Roll and cut the pasta for pappardelle with a hand crank pasta maker:
Proceed as directed for the electric pasta maker, with a few subtle changes. At setting number 1, fold the dough and feed it through the roller three times. On number 2, feed the dough through three times, and on number 3, three times. On number 4, cut the pasta sheets in half and feed each piece through the roller three times. On number 5, feed each sheet through once. Then cut into pappardelle, tagliatelle, or fettuccine as described for the electric pasta maker.
- Finish the dish
- 6. Remove the Bolognese sauce from the refrigerator.
- 7. Bring a large pot of salted water to a boil. Remove the rosemary from the Bolognese sauce. Add 4 cups of the sauce to a 10-inch skillet over medium heat. Add the cream, salt, and pepper and bring to a simmer. (The remaining quart of sauce can be stored in the refrigerator for up to 5 days or frozen for up to 2 months. To freeze in smaller portions, place the sauce in 1/2-pint or pint containers. When serving, adjust the cream and other seasonings accordingly.)

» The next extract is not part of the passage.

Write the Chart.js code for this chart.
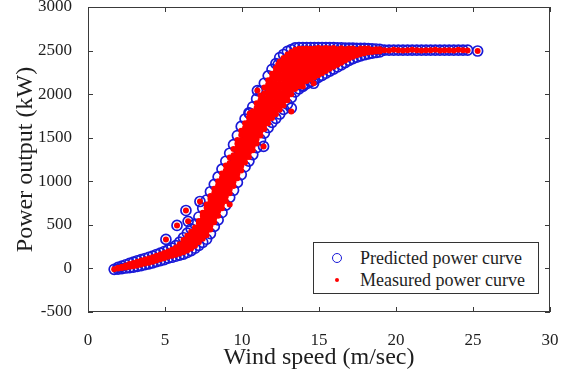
<!DOCTYPE html>
<html lang="en">
<head>
<meta charset="UTF-8">
<title>Power curve</title>
<script src="https://cdn.jsdelivr.net/npm/chart.js"></script>
<style>
  html, body { margin: 0; padding: 0; background: #fff; }
  .wrap { position: relative; width: 577px; height: 372px; }
  .legend {
    position: absolute; left: 313px; top: 242px; width: 224px; height: 50px;
    border: 1px solid #333; background: #fff;
    font-family: "Liberation Serif", serif; font-size: 18px; color: #1e1e1e;
  }
  .legend .row { position: absolute; left: 46px; height: 20px; line-height: 20px; white-space: nowrap; }
  .legend .ring { position: absolute; left: 18px; width: 8px; height: 8px; border: 1.6px solid #1919d7; border-radius: 50%; }
  .legend .dot { position: absolute; left: 21px; width: 4px; height: 4px; background: #ff0000; border-radius: 50%; }
</style>
</head>
<body>
<div class="wrap">
  <canvas id="powerChart" width="577" height="372"></canvas>
  <div class="legend">
    <span class="ring" style="top:10px"></span><span class="row" style="top:5px">Predicted power curve</span>
    <span class="dot" style="top:35px"></span><span class="row" style="top:27px">Measured power curve</span>
  </div>
</div>
<script>
// wind speed bins (m/s)
const windSpeed = [
  1.7, 1.95, 2.2, 2.45, 2.7, 2.95, 3.2, 3.45, 3.7, 3.95, 4.2, 4.45, 4.7, 4.95, 5.2, 5.45, 5.7, 5.95,
  6.2, 6.45, 6.7, 6.95, 7.2, 7.45, 7.7, 7.95, 8.2, 8.45, 8.7, 8.95, 9.2, 9.45, 9.7, 9.95,
  10.2, 10.45, 10.7, 10.95, 11.2, 11.45, 11.7, 11.95, 12.2, 12.45, 12.7, 12.95, 13.2, 13.45, 13.7, 13.95,
  14.2, 14.45, 14.7, 14.95, 15.2, 15.45, 15.7, 15.95, 16.2, 16.45, 16.7, 16.95, 17.2, 17.45, 17.7, 17.95,
  18.2, 18.45, 18.7, 18.95,
  19.25, 19.55, 19.85, 20.15, 20.45, 20.75, 21.05, 21.35, 21.65, 21.95, 22.25, 22.55, 22.85, 23.15,
  23.45, 23.75, 24.05, 24.35, 24.65
];

// measured power (kW) seen at each speed bin
const measuredKW = [
  [-8], [-2, 8], [5, 20], [12, 35], [18, 50], [26, 62], [35, 78], [45, 90], [56, 102], [66, 115],
  [78, 128], [92, 145], [105, 160], [118, 150, 178], [135, 168, 195], [145, 180, 215], [158, 200, 240],
  [171, 215, 255, 278], [185, 230, 280, 325], [205, 250, 295, 340, 375], [230, 275, 320, 365, 420],
  [260, 305, 350, 395, 440, 470], [300, 345, 390, 435, 480, 520, 545],
  [342, 385, 430, 475, 520, 565, 605, 640], [380, 425, 470, 515, 560, 605, 650, 695, 735],
  [447, 492, 537, 582, 627, 672, 717, 762, 800, 830],
  [530, 578, 626, 674, 722, 770, 818, 866, 915],
  [605, 655, 705, 755, 805, 855, 905, 955, 1000],
  [690, 740, 790, 840, 890, 940, 990, 1040, 1090],
  [775, 825, 875, 925, 975, 1025, 1075, 1125, 1180],
  [734, 863, 910, 960, 1010, 1060, 1110, 1160, 1210, 1272],
  [945, 995, 1045, 1095, 1145, 1195, 1245, 1300, 1370],
  [1035, 1085, 1135, 1185, 1235, 1285, 1335, 1385, 1430, 1475],
  [1125, 1175, 1225, 1275, 1325, 1375, 1425, 1475, 1530, 1580],
  [1215, 1265, 1315, 1365, 1415, 1465, 1515, 1565, 1615, 1665],
  [1280, 1330, 1380, 1430, 1480, 1530, 1580, 1630, 1685, 1735],
  [1355, 1405, 1455, 1505, 1555, 1605, 1655, 1705, 1755, 1805],
  [1435, 1485, 1535, 1585, 1635, 1685, 1735, 1790, 1845, 1895],
  [1525, 1575, 1625, 1675, 1725, 1775, 1825, 1875, 1930, 1985],
  [1600, 1650, 1700, 1750, 1800, 1850, 1900, 1950, 2010, 2075],
  [1665, 1715, 1765, 1815, 1865, 1915, 1965, 2015, 2065, 2110, 2160],
  [1725, 1775, 1825, 1875, 1925, 1975, 2025, 2075, 2130, 2185, 2235],
  [1770, 1820, 1870, 1920, 1970, 2020, 2070, 2120, 2170, 2220, 2260, 2300],
  [1820, 1870, 1920, 1970, 2020, 2070, 2120, 2170, 2220, 2270, 2325, 2375],
  [1870, 1920, 1970, 2020, 2070, 2120, 2170, 2220, 2270, 2320, 2370, 2415],
  [1930, 1980, 2030, 2080, 2130, 2180, 2230, 2280, 2330, 2380, 2420, 2455],
  [2000, 2050, 2100, 2150, 2200, 2250, 2300, 2350, 2400, 2445, 2485],
  [2060, 2110, 2160, 2210, 2260, 2310, 2360, 2410, 2460, 2510],
  [2090, 2140, 2190, 2240, 2290, 2340, 2390, 2440, 2480, 2520],
  [2130, 2180, 2230, 2280, 2330, 2380, 2430, 2475, 2520],
  [2150, 2200, 2250, 2300, 2350, 2400, 2445, 2485, 2525],
  [2172, 2222, 2272, 2322, 2372, 2420, 2470, 2520],
  [2195, 2245, 2295, 2345, 2395, 2440, 2485, 2525],
  [2218, 2268, 2318, 2368, 2415, 2460, 2500, 2530],
  [2240, 2290, 2340, 2390, 2440, 2485, 2525],
  [2265, 2315, 2365, 2415, 2460, 2500, 2530],
  [2290, 2340, 2390, 2440, 2485, 2525],
  [2313, 2363, 2410, 2455, 2495, 2530],
  [2337, 2385, 2430, 2475, 2515],
  [2360, 2410, 2455, 2495, 2528],
  [2385, 2430, 2475, 2515],
  [2410, 2455, 2495, 2525],
  [2430, 2470, 2505, 2525],
  [2445, 2480, 2510],
  [2460, 2495, 2525],
  [2470, 2500, 2525],
  [2480, 2505, 2525],
  [2485, 2510], [2490, 2515], [2490, 2515],
  [2505], [2500], [2510], [2505], [2500], [2505], [2510], [2505], [2500], [2505],
  [2505], [2510], [2500], [2505], [2505], [2500], [2510], [2505], [2500]
];

// predicted power (kW) circles visible at each speed bin (edges of the band)
const predictedKW = [
  [-10], [-8, 12], [-2, 26], [5, 42], [10, 58], [16, 72], [24, 88], [33, 100], [44, 114], [53, 128],
  [64, 142], [78, 160], [90, 176], [102, 194], [118, 212], [128, 234], [140, 262],
  [152, 302], [165, 352], [183, 405], [205, 455], [232, 508], [265, 590], [300, 690], [335, 785],
  [400, 880], [482, 965], [557, 1050], [642, 1140], [727, 1230], [815, 1322], [897, 1420],
  [987, 1525], [1077, 1630], [1167, 1715], [1232, 1785], [1307, 1855], [1387, 1945],
  [1477, 2035], [1552, 2125], [1617, 2210], [1677, 2285], [1722, 2350], [1772, 2420],
  [1825, 2455], [1885, 2490], [1960, 2512], [2025, 2250, 2530], [2060, 2330, 2535],
  [2100, 2280, 2535], [2120, 2400, 2535], [2145, 2320, 2535], [2168, 2440, 2535],
  [2192, 2368, 2535], [2215, 2535], [2240, 2535], [2265, 2535], [2288, 2535], [2312, 2530],
  [2337, 2530], [2362, 2528], [2387, 2528], [2408, 2528], [2424, 2525], [2440, 2525],
  [2452, 2525], [2462, 2522], [2470, 2520], [2478, 2518], [2485, 2515],
  [2505], [2505], [2505], [2505], [2505], [2505], [2505], [2505], [2505], [2505],
  [2505], [2505], [2505], [2505], [2505], [2505], [2505], [2505], [2505]
];

// lone points away from the main band
const outlierSpeed = [5.06, 5.78, 6.36, 6.5, 7.27, 10.5, 11.0, 11.4, 12.35, 13.2, 13.95, 14.65, 25.3];
const outlierPredicted = [333, 493, 665, 540, 768, 1778, 2041, 1400, 2340, 1840, 2088, 2125, 2495];
const outlierMeasured = [333, 493, 665, 540, 768, 1778, 2041, 1400, 2340, 1800, 2088, 2125, 2495];

const xTicks = { min: 0, max: 30, step: 5 };
const yTicks = { min: -500, max: 3000, step: 500 };

function toPoints(speeds, powers, extraX, extraY) {
  const pts = [];
  speeds.forEach((s, i) => powers[i].forEach(p => pts.push({ x: s, y: p })));
  extraX.forEach((s, i) => pts.push({ x: s, y: extraY[i] }));
  return pts;
}

const serif = 'Liberation Serif';
const textColor = '#1e1e1e';

// box round the plot with inward tick marks, MATLAB style
const frameTicks = {
  id: 'frameTicks',
  afterDatasetsDraw(chart) {
    const { ctx, chartArea: a, scales: { x, y } } = chart;
    ctx.save();
    ctx.strokeStyle = '#3a3a3a';
    ctx.lineWidth = 1;
    ctx.beginPath();
    x.ticks.forEach(t => {
      const px = Math.round(x.getPixelForValue(t.value)) + 0.5;
      ctx.moveTo(px, a.bottom); ctx.lineTo(px, a.bottom - 5);
      ctx.moveTo(px, a.top); ctx.lineTo(px, a.top + 5);
    });
    y.ticks.forEach(t => {
      const py = Math.round(y.getPixelForValue(t.value)) + 0.5;
      ctx.moveTo(a.left, py); ctx.lineTo(a.left + 5, py);
      ctx.moveTo(a.right, py); ctx.lineTo(a.right - 5, py);
    });
    ctx.stroke();
    ctx.strokeRect(Math.round(a.left) + 0.5, Math.round(a.top) + 0.5,
      Math.round(a.width) - 1, Math.round(a.height) - 1);
    ctx.restore();
  }
};

new Chart(document.getElementById('powerChart'), {
  type: 'scatter',
  data: {
    datasets: [
      {
        label: 'Measured power curve',
        data: toPoints(windSpeed, measuredKW, outlierSpeed, outlierMeasured),
        pointRadius: 3,
        pointBorderWidth: 0,
        pointBackgroundColor: '#ff0000',
        order: 0
      },
      {
        label: 'Predicted power curve',
        data: toPoints(windSpeed, predictedKW, outlierSpeed, outlierPredicted),
        pointRadius: 5,
        pointBorderWidth: 1.7,
        pointBorderColor: '#1919d7',
        pointBackgroundColor: 'rgba(0,0,0,0)',
        order: 1
      }
    ]
  },
  options: {
    responsive: false,
    animation: false,
    events: [],
    layout: { padding: { top: 7, right: 27, bottom: 0, left: 0 } },
    plugins: { legend: { display: false }, tooltip: { enabled: false } },
    scales: {
      x: {
        type: 'linear',
        min: xTicks.min, max: xTicks.max,
        grid: { display: false }, border: { display: false },
        ticks: { stepSize: xTicks.step, padding: 10, color: textColor,
          font: { family: serif, size: 17 }, callback: v => String(v) },
        title: { display: true, text: 'Wind speed (m/sec)', color: textColor,
          font: { family: serif, size: 24 }, padding: { top: 0, bottom: 0 } },
        afterFit(s) { s.height = 60; s.paddingLeft = 0; s.paddingRight = 0; }
      },
      y: {
        type: 'linear',
        min: yTicks.min, max: yTicks.max,
        grid: { display: false }, border: { display: false },
        ticks: { stepSize: yTicks.step, padding: 8, color: textColor,
          font: { family: serif, size: 17 }, callback: v => String(v) },
        title: { display: true, text: 'Power output (kW)', color: textColor,
          font: { family: serif, size: 24 }, padding: { top: 11, bottom: 0 } },
        afterFit(s) { s.width = 88; s.paddingTop = 0; s.paddingBottom = 0; }
      }
    }
  },
  plugins: [frameTicks]
});
</script>
</body>
</html>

- 8. Add the pappardelle to the boiling water. Cook until the strands float to the top, then glance at the clock and cook for 2 more minutes. Remove 1/2 cup pasta water from the pot and add it to the sauce. (Adding the pasta water to the sauce ensures a good marriage between pasta and sauce. When the cooked pasta is added to the sauce, it will absorb the extra pasta water, not the sauce, leaving the sauce to coat the pasta.) Use a wire-mesh skimmer or tongs to remove the pasta from the pot and dump it directly into the skillet with the sauce. Stir or toss to evenly coat the pappardelle with the sauce. Serve immediately with a garnish of Parmesan cheese, if desired.